In the end, The Driver’s search for identity remains an ongoing struggle, highlighting the complexity of human nature and the perpetual quest to define ourselves in a world full of contradictions. The film’s ambiguous conclusion, with The Driver driving away into the night, leaves the audience pondering his fate and reflecting on the universal journey of self-discovery and the search for meaning in our lives.
Isolation and Loneliness
Drive presents a profound exploration of isolation and loneliness, using its setting and characters to mirror these themes. Los Angeles, with its sprawling cityscape and endless highways, serves as a backdrop that emphasizes the characters’ alienation.
The Driver is a solitary figure who seems detached from the world around him. His apartment, sparse and empty, mirrors his emotional landscape. His profession as a getaway driver further emphasizes his solitude, as he navigates the city’s sprawling streets alone, always in motion but never forming meaningful connections.
Even in his relationship with Irene, there’s an undercurrent of solitude. Though he cares deeply for her and Benicio, he’s still an outsider, separated by his dark past and dangerous lifestyle. The scene in which The Driver watches Irene and her family from a distance at the party, despite being in the same room, encapsulates this feeling of emotional detachment.

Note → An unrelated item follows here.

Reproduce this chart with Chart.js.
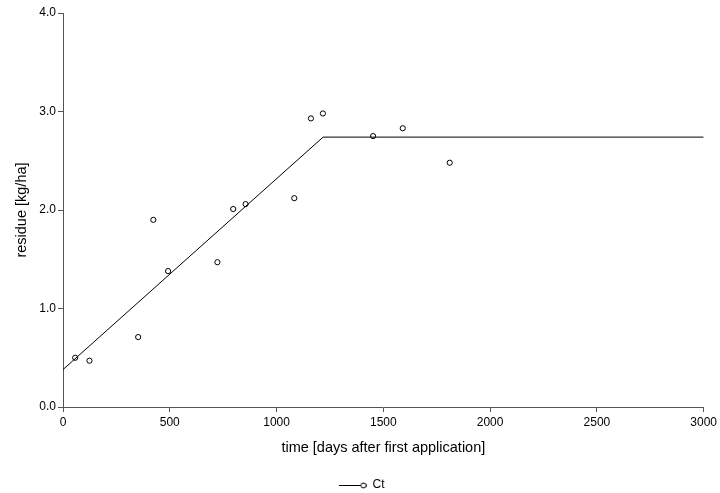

Ironically, the car, typically a symbol of freedom and mobility, serves as a vessel of isolation for The Driver in Drive. He spends most of his time enclosed within the metal confines, physically distanced from others. The scene where he drives through the night after the pawn shop heist, his face illuminated only by the dim dashboard lights, is a powerful visual representation of his solitude.
Furthermore, the film uses silence to intensify the feeling of desolation. Much of the film unfolds with minimal dialogue, leaving the characters to dwell in their own thoughts, separated not just physically but emotionally as well. The Driver, in particular, speaks very little, which further isolates him from others and underlines his loneliness.